Looking up a Z-score of 0.83 in the standard normal distribution table, we find that approximately 79.77% of the area under the curve falls to the left of this Z-score. This means that there's roughly a 79.77% chance that a randomly chosen February day in New York City will have a minimum temperature below freezing. Such tables are extensively used in various fields such as meteorology, economics, and health sciences to interpret Z-scores into more meaningful probabilities.

The mean and standard deviation are fundamental statistical concepts that play a significant role in understanding data, like the weather patterns we're examining. The mean is simply the average of all the data points. It's the balance point of the dataset. In the context of New York City's February weather, the mean minimum daily temperature is given as \(27^{\text{o}} \text{F}\). It represents the 'center' of the temperature data.

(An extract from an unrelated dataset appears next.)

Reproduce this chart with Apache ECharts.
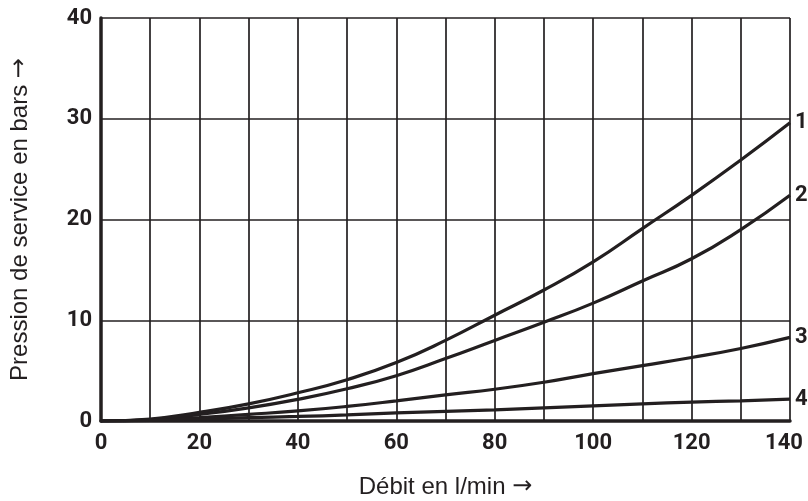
<!DOCTYPE html>
<html>
<head>
<meta charset="utf-8">
<script src="https://cdn.jsdelivr.net/npm/echarts@6/dist/echarts.min.js"></script>
<style>html,body{margin:0;padding:0;background:#fff}#c{width:808px;height:501px}</style>
</head>
<body>
<div id="c"></div>
<script>
const flow = [0, 10, 20, 30, 40, 50, 60, 70, 80, 90, 100, 110, 120, 130, 140];
const curve1 = [0, 0.2, 0.85, 1.7, 2.8, 4.1, 5.8, 8.0, 10.5, 13.0, 15.8, 19.1, 22.4, 25.9, 29.6];
const curve2 = [0, 0.15, 0.65, 1.3, 2.15, 3.2, 4.5, 6.2, 8.0, 9.8, 11.7, 13.9, 16.1, 19.0, 22.4];
const curve3 = [0, 0.1, 0.35, 0.66, 1.0, 1.45, 2.0, 2.6, 3.15, 3.85, 4.7, 5.5, 6.3, 7.2, 8.3];
const curve4 = [0, 0.05, 0.2, 0.33, 0.45, 0.6, 0.8, 0.95, 1.1, 1.3, 1.5, 1.7, 1.88, 2.0, 2.18];
const curveNames = ['1', '2', '3', '4'];
const xTicks = [0, 20, 40, 60, 80, 100, 120, 140];
const yTicks = [0, 10, 20, 30, 40];

const ink = '#231f20';
const condFont = "Roboto, 'Liberation Sans', sans-serif";
const textFont = "'Liberation Sans', Arial, sans-serif";
const chart = echarts.init(document.getElementById('c'), null, {renderer: 'canvas'});

function mk(name, vals) {
  return {
    name: name,
    type: 'line',
    smooth: true,
    symbol: 'none',
    data: flow.map((x, i) => [x, vals[i]]),
    lineStyle: {color: ink, width: 3.2},
    endLabel: {show: true, formatter: name, color: ink, fontFamily: condFont, fontWeight: 'bold', fontSize: 22, distance: 5},
    z: 5
  };
}

const nameRich = {
  t: {fontFamily: textFont, fontSize: 24, color: ink},
  a: {fontFamily: "'DejaVu Sans', sans-serif", fontSize: 24, color: ink}
};
const tickStyle = {color: ink, fontFamily: condFont, fontWeight: 'bold', fontSize: 22};

chart.setOption({
  animation: false,
  grid: {left: 101, right: 18, top: 18, bottom: 80, containLabel: false, outerBoundsMode: 'none'},
  xAxis: {
    type: 'value', min: 0, max: 140, interval: 10,
    name: '{t|Débit en l/min} {a|→}', nameLocation: 'middle', nameGap: 54,
    nameTextStyle: {fontFamily: textFont, fontSize: 24, color: ink, rich: nameRich},
    axisLine: {show: true, lineStyle: {color: ink, width: 3.5}},
    axisTick: {show: false},
    axisLabel: Object.assign({
      formatter: v => xTicks.indexOf(v) < 0 ? '' : (v === 140 ? '{m|' + v + '}' : String(v)),
      margin: 11,
      rich: {m: Object.assign({padding: [0, 12, 0, 0]}, tickStyle)}
    }, tickStyle),
    splitLine: {show: true, lineStyle: {color: ink, width: 1.7}}
  },
  yAxis: {
    type: 'value', min: 0, max: 40, interval: 10,
    name: '{t|Pression de service en bars} {a|→}', nameLocation: 'middle', nameGap: 69,
    nameTextStyle: {fontFamily: textFont, fontSize: 24, color: ink, rich: nameRich},
    axisLine: {show: true, lineStyle: {color: ink, width: 3.5}},
    axisTick: {show: false},
    axisLabel: Object.assign({
      formatter: v => yTicks.indexOf(v) >= 0 ? String(v) : '',
      margin: 9
    }, tickStyle),
    splitLine: {show: true, lineStyle: {color: ink, width: 1.7}}
  },
  series: [mk(curveNames[0], curve1), mk(curveNames[1], curve2), mk(curveNames[2], curve3), mk(curveNames[3], curve4)]
});
</script>
</body>
</html>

The standard deviation, on the other hand, measures how spread out the numbers in your data are. A small standard deviation means the data points tend to be close to the mean, whereas a large standard deviation means they are spread out over a wider range of values. Here, the standard deviation for the minimum temperature is \(6^{\text{o}} \text{F}\), suggesting that daily minimum temperatures in February typically vary by about \(6^{\text{o}} \text{F}\) from the average. Together, these two parameters shape the normal distribution bell curve, and ultimately, they are critical in determining probabilities like those we are calculating for temperatures below freezing.